When things go wrong in areas like those listed above, such perceived “wellbeing” failures may become the factual backbone of a whole host of claims. The list includes disability discrimination, constructive dismissal, unfair dismissal, whistleblowing, personal injury, and/or breaches of the health and safety or flexible working regimes. 

For example, if an employee’s stress or mental-health condition amounts to a disability, failures to intervene early, make reasonable adjustments, and/or address harmful behaviour could escalate into discrimination or constructive unfair dismissal allegations. Potentially with a personal injury complaint added on. Such issues can be compounded where internal policies promise support that is not delivered. 

Looking ahead 

Employers need to note also that the stakes for getting wellbeing wrong are rising. Under the Employment Rights Act 2025, for example, the qualifying period for unfair dismissal rights for employees will reduce from two years to six months, from 1 January 2027. At the same time, the cap on compensatory awards for unfair dismissal will be abolished, meaning that Tribunal awards for such claims – previously capped at the lower of £118,223 or 52 weeks’ pay –will no longer attract an upper limit, exposing employers to significantly higher potential financial liabilities. 

With protections kicking in sooner, and the potential value of certain claims rising sharply, wellbeing-related failures (like mishandled burnout concerns, inconsistent flexible-working decisions, or unresolved psychological-safety issues) may be significantly more likely to lead to costly litigation. In other words, mismanaging wellbeing matters may soon risk becoming considerably more expensive indeed. 

What can employers do to protect themselves? 

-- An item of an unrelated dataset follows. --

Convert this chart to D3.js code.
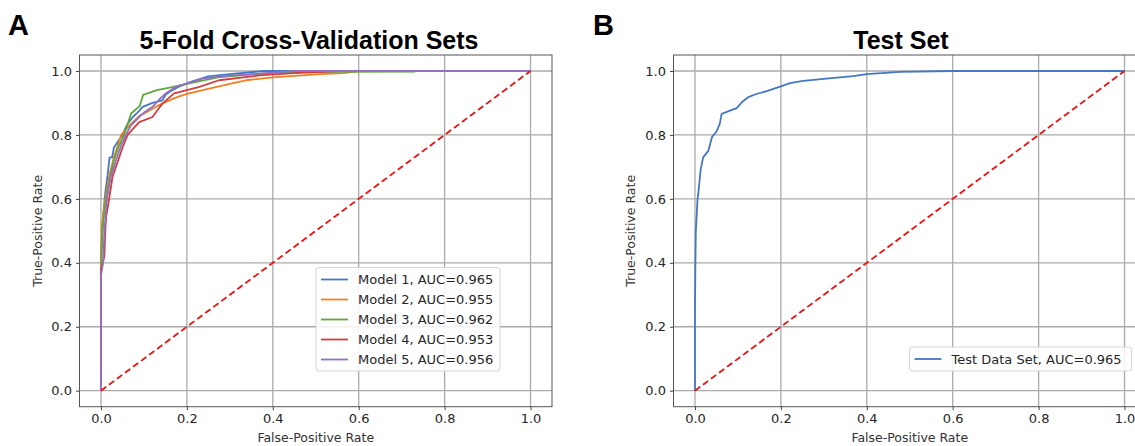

The emerging picture is clear. In 2026 and beyond, employers must realise that wellbeing is a governance issue – and one to be ignored at their peril. So, going forward, the safest (and most genuinely supportive) approach is for employers to: 

· Treat wellbeing as a compliance and people-risk matter, not a communications exercise; 

· Train managers on relevant issues, e.g. flexible working rights, mental-health triggers and escalation pathways, to ensure they’re empowered to run processes successfully; 

· Consult with employees to understand any wellbeing worry areas, things that could be improved, or new ideas staff may consider beneficial; 

· Embed early intervention models for stress and workload concerns, including burnout warnings; 

· Document steps taken and decisions made in relation to wellbeing in individual cases, for the protection of all parties involved (e.g. refusals or adjustments); and 

· Regularly stress-test policies, to ensure that what’s done in practice aligns with what is on the page. 

In an environment where Tribunals look ever more closely at how work is designed and controlled, investing time and money in defensible wellbeing practices feels like both an ethical and the legally prudent step to take.